В действительности лишь некоторые из тенденций, часто включаемых в понятие «политической модернизации», характеризуют «модернизирующиеся» регионы. Вместо эволюции в направлении свободной конкуренции и демократии наблюдается «эрозия демократии» и тенденция к установлению автократических военных или однопартийных режимов43. Вместо стабильности мы видим перевороты и мятежи. Вместо объединяющего национализма и строительства нации – непрекращающиеся этнические конфликты и гражданские войны. Вместо институциальной рационализации и дифференциации нередко происходит распад административных организаций, унаследованных от колониальной эпохи, и ослабление и разложение политических организаций, сформировавшихся в ходе борьбы за независимость. Лишь понимание политической модернизации как мобилизации и политической активности населения оказалось широко приложимым к «развивающемуся» миру. Между тем рационализация, интеграция и дифференциация представляются фикцией.
Более, чем что-либо, современное государство отличает от традиционного то, насколько шире стало участие масс в политике, и то, насколько сильнее теперь влияет на их жизнь политика, проводимая в рамках больших политических образований. В традиционных обществах участие населения в политике может иметь достаточно широкое распространение на уровне деревни, но на более высоких уровнях оно ограничено пределами очень малых групп. Крупные традиционные общества могут достигать сравнительно высоких уровней рационализации авторитета и структурной дифференциации, но и здесь политическая активность ограничивается пределами сравнительно немногочисленных аристократических и бюрократических элит. Наиболее фундаментальным аспектом политической модернизации, следовательно, является повсеместное участие социальных групп в политике за пределами уровня села или малого города и развитие новых политических институтов, таких, как политические партии, призванных организовать такое участие.

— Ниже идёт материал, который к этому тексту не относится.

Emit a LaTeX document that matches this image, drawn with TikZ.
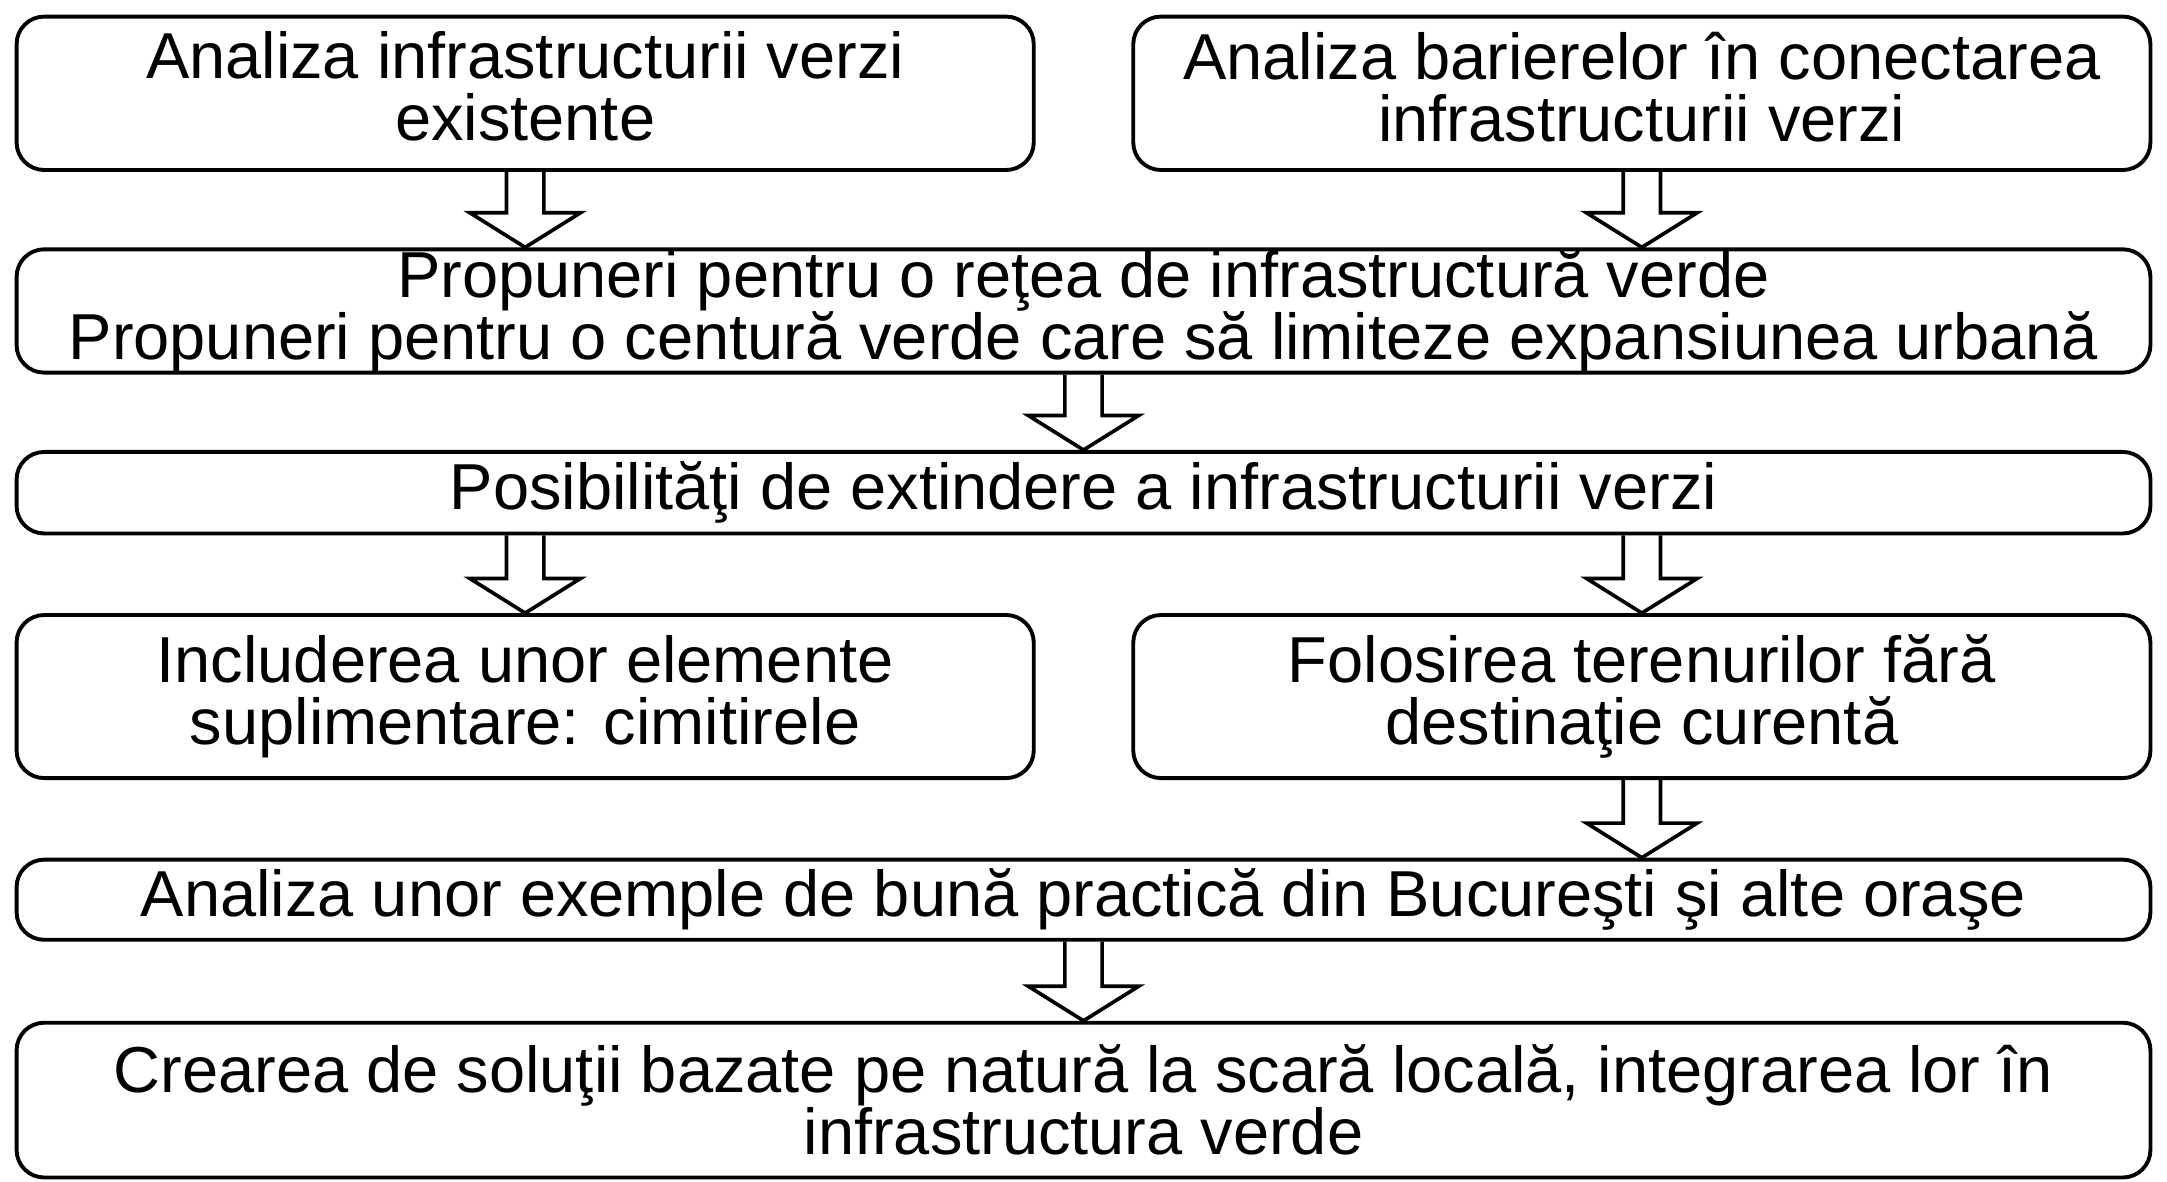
\documentclass[tikz,border=0pt]{standalone}
\usepackage{fontspec}
\setmainfont{Liberation Sans}
\usetikzlibrary{calc}

\tikzset{
  box/.style={draw, rounded corners=4mm, line width=1.6pt, inner sep=0pt, align=center, minimum width=147.2mm},
  wide/.style={box, minimum width=308.8mm},
  fat/.style={line width=1.5pt, line join=miter}
}
\newcommand{\fatarrow}[2]{%
  \draw[fat] let \p1=(#1), \p2=(#2) in
    (\x1-2.7mm,\y1) -- (\x1-2.7mm,\y2+5mm) -- (\x1-8mm,\y2+5mm) -- (\x1,\y2)
    -- (\x1+8mm,\y2+5mm) -- (\x1+2.7mm,\y2+5mm) -- (\x1+2.7mm,\y1);}
\newcommand{\lift}{\rule[-2mm]{0pt}{0pt}}

\begin{document}
\begin{tikzpicture}[x=0.2mm, y=-0.2mm, font=\fontsize{26.75}{25.5}\selectfont]
\useasboundingbox (0,0) rectangle (1568,855);

\node[box, minimum height=22.2mm] (infra) at (380,67.5) {Analiza infrastructurii verzi\\existente\lift};
\node[box, minimum height=22.2mm] (bariere) at (1188,67.5) {Analiza barierelor în conectarea\\infrastructurii verzi\lift};
\node[wide, minimum height=17.2mm] (retea) at (784,225) {Propuneri pentru o reţea de infrastructură verde\\Propuneri pentru o centură verde care să limiteze expansiunea urbană};
\node[wide, minimum height=11.8mm] (extindere) at (784,356.5) {Posibilităţi de extindere a infrastructurii verzi};
\node[box, minimum height=23.6mm] (cimitire) at (380,504) {Includerea unor elemente\\suplimentare: cimitirele};
\node[box, minimum height=23.6mm] (terenuri) at (1188,504) {Folosirea terenurilor fără\\destinaţie curentă};
\node[wide, minimum height=11.6mm] (exemple) at (784,651) {Analiza unor exemple de bună practică din Bucureşti şi alte oraşe};
\node[wide, minimum height=22.4mm] (solutii) at (784,796) {Crearea de soluţii bazate pe natură la scară locală, integrarea lor în\\infrastructura verde};

\foreach \up in {infra,bariere}{
\fatarrow{\up.south}{\up.south |- retea.north}
}
\fatarrow{retea.south}{extindere.north}
\foreach \down in {cimitire,terenuri}{
\fatarrow{extindere.south -| \down.north}{\down.north}
}
\fatarrow{terenuri.south}{terenuri.south |- exemple.north}
\fatarrow{exemple.south}{solutii.north}
\end{tikzpicture}
\end{document}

Разрушительные последствия социальной и экономической модернизации для политики и политических институтов могут принимать разнообразные формы. Социальные и экономические изменения неизбежно разрушают традиционные социальные и политические группировки, подрывают лояльность к традиционным авторитетам. Лидерам деревни, светским и религиозным, бросает вызов новая элита гражданских служащих и школьных учителей, которая представляет здесь авторитет далекого центрального правительства, поскольку владеет такими навыками и ресурсами и воодушевлена такими надеждами, что с ней не могут соперничать традиционные сельские или племенные лидеры. Во многих традиционных обществах важнейшей социальной единицей была расширенная семья, которая сама часто представляла собой небольшое гражданское общество, выполняющее политические, экономические, благотворительные, оборонительные, религиозные и другие функции. Под воздействием модернизации, однако, расширенная семья начинает разрушаться, и ей на смену приходит нуклеарная семья, которая слишком мала, слишком изолирована и слишком слаба, чтобы выполнять те же функции. Более широкая форма социальной организации сменяется более узкой, и усиливаются тенденции недоверия и враждебности – война каждого против всех. Аморальная семейственность, которую Бэнфилд обнаружил в Южной Италии, типична не для традиционного, а для отсталого общества, в котором традиционный институт расширенной семьи разрушился под воздействием первых фаз модернизации44. Модернизация, таким образом, обычно порождает отчуждение и аномию, отсутствие норм – как следствие конфликта между старыми и новыми ценностями. Новые ценности подрывают прежние основания ассоциации и авторитета до того, как становится возможным появление новых навыков, мотиваций и ресурсов, необходимых для образования новых группировок.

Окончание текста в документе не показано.